Sé que no tiene mérito el volcar
toda esta intensidad aplicada al contexto, pero necesito contar que me
arrepiento. Mucho. Como muchos son los besos perdidos que jamás recuperaré. Serán
otros, puede que mejores. Ojalá. No los mismos, porque los dejé pasar. Y si lo
son, estarán teñidos de nostalgia, incluso deuda. Eso no los invalidará, pero
sí condicionará ese afecto contenido en cada ejercicio de darse a otros. O en
singular, en el caso de la persona. Esa que habita tu balcón romántico, al que
te asomas con la esperanza de reescribir la historia. Que te tiene sin palabras
y protagoniza tus días, incluso en la distancia y el desconocimiento. No vale
de nada predicar con el ejemplo cuando perdiste la oportunidad de expresar,
compartir, amar.
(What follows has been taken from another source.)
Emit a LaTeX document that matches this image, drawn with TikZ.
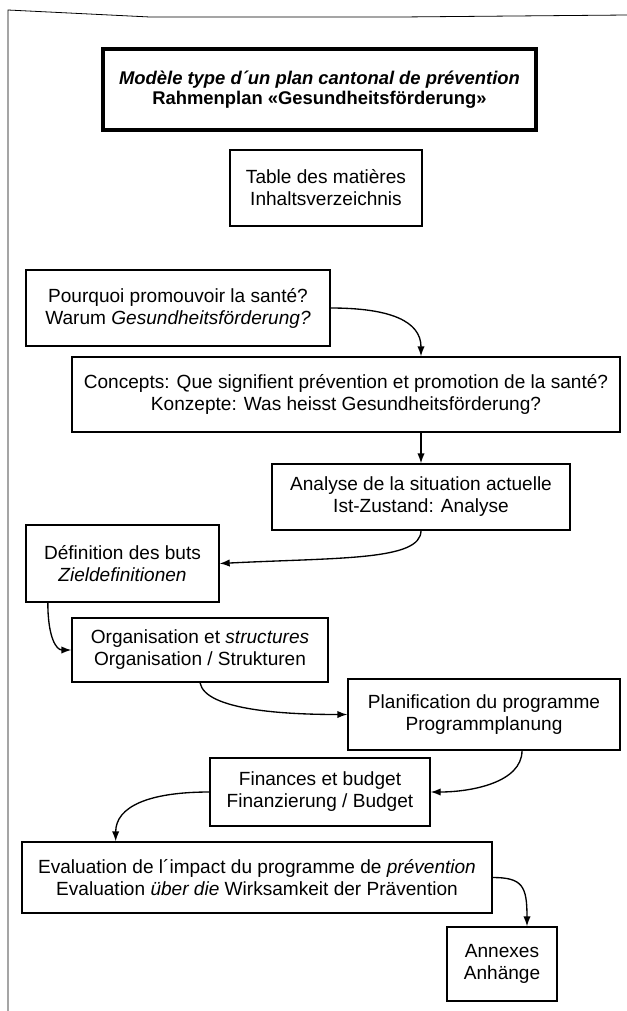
\documentclass[tikz,border=0pt]{standalone}
\usepackage{fontspec}
\setmainfont{Liberation Sans}
\usetikzlibrary{arrows.meta}

\tikzset{
  plainbox/.style={draw, line width=1pt, inner sep=0pt, align=center,
    font=\fontsize{14.3}{16.5}\selectfont},
  titlebox/.style={plainbox, line width=2.6pt, font=\bfseries\fontsize{13.8}{15}\selectfont},
  flow/.style={line width=1pt, -{Latex[length=7.5pt,width=5.5pt]}},
  frame/.style={line width=0.6pt}
}

\begin{document}
\begin{tikzpicture}[x=0.75pt,y=0.75pt,yscale=-1,xscale=1]
\useasboundingbox (0,0) rectangle (627,1011);

%Shape: page frame
	\draw [frame] (627,15) -- (400,17) -- (150,17) -- (8,10) -- (8,1011) ;

% Title Node
	\draw (319.5,89.5) node [titlebox, minimum width=324.75pt, minimum height=60.75pt] (title) {\itshape Modèle type d´un plan cantonal de prévention\\Rahmenplan «Gesundheitsförderung»};
% Text Node
	\draw (326,188) node [plainbox, minimum width=144pt, minimum height=57pt] (contents) {Table des matières\\Inhaltsverzeichnis};
% Text Node
	\draw (178,308) node [plainbox, minimum width=228pt, minimum height=57pt] (why) {Pourquoi promouvoir la santé?\\Warum \textit{Gesundheitsförderung?}};
% Text Node
	\draw (346,394.5) node [plainbox, minimum width=411pt, minimum height=56.25pt] (concepts) {Concepts: Que signifient prévention et promotion de la santé?\\Konzepte: Was heisst Gesundheitsförderung?};
% Text Node
	\draw (421,497) node [plainbox, minimum width=223.5pt, minimum height=49.5pt] (analyse) {Analyse de la situation actuelle\\Ist-Zustand: Analyse};
% Text Node
	\draw (122.5,563.5) node [plainbox, minimum width=144.75pt, minimum height=57.75pt] (goals) {Définition des buts\\\textit{Zieldefinitionen}};
% Text Node
	\draw (200,650) node [plainbox, minimum width=192pt, minimum height=48pt] (orga) {Organisation et \textit{structures}\\Organisation / Strukturen};
% Text Node
	\draw (484,714.5) node [plainbox, minimum width=204pt, minimum height=53.25pt] (plan) {Planification du programme\\Programmplanung};
% Text Node
	\draw (320,792) node [plainbox, minimum width=165pt, minimum height=51pt] (budget) {Finances et budget\\Finanzierung / Budget};
% Text Node
	\draw (257,877.5) node [plainbox, minimum width=352.5pt, minimum height=53.25pt] (evaluation) {Evaluation de l´impact du programme de \textit{prévention}\\Evaluation \textit{über die} Wirksamkeit der Prävention};
% Text Node
	\draw (502,964) node [plainbox, minimum width=82.5pt, minimum height=55.5pt] (annex) {Annexes\\Anhänge};

%Curved Lines
	\draw [flow] (why.east) .. controls +(60,0) and +(0,-35) .. (analyse.north |- concepts.north) ;
	\draw [flow] (analyse.north |- concepts.south) -- (analyse.north) ;
	\draw [flow] (analyse.south) .. controls +(0,30) and +(120,-6) .. (goals.east) ;
	\draw [flow] ([xshift=-56pt]goals.south) .. controls +(0,35) and +(-15,0) .. (orga.west) ;
	\draw [flow] (orga.south) .. controls +(5,28) and +(-60,0) .. (plan.west) ;
	\draw [flow] ([xshift=28.5pt]plan.south) .. controls +(0,32) and +(40,0) .. (budget.east) ;
	\draw [flow] (budget.west) .. controls +(-60,0) and +(0,-35) .. ([xshift=-106pt]evaluation.north) ;
	\draw [flow] (evaluation.east) .. controls +(30,0) and +(0,-40) .. ([xshift=18.75pt]annex.north) ;

\end{tikzpicture}
\end{document}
Podrás intentar traspasar las pantallas y recuperar ese tiempo
que dejaste escapar. Las prisas, el estrés, esa vorágine imperfecta nos ha
superado y ahora somos víctimas de nuestra realidad, por mucho que ahora
parezca de ficción. El bicho nos ha dejado en evidencia, pero ganaremos esta
batalla. Nos merecemos esa segunda oportunidad y cobrarnos los te quieros
callados.
Sin duda, nos intoxica la
sobreinformación, optamos por el entretenimiento y convivimos con el miedo. El impuesto
y el que tratamos de aislar. Es momento de dar un paso adelante (figurado) y
dejar que hablen esas emociones. De nada sirve guardarse para futuro cuando ni
siquiera sabemos que tal cosa sea posible. No es negatividad, es instinto de
supervivencia. Tienen que vencer las ganas de imponer esa mejor versión, sin filtros
ni vacíos. Dejemos que el mal sueño tenga un efecto saludable. Y si se trata de
besar, besemos. Que nada ni nadie detenga los sentimientos, mucho menos un
virus importado. Lo que de verdad importa es otra cosa. Y sabiéndolo, no
debemos frenar su naturaleza emocional.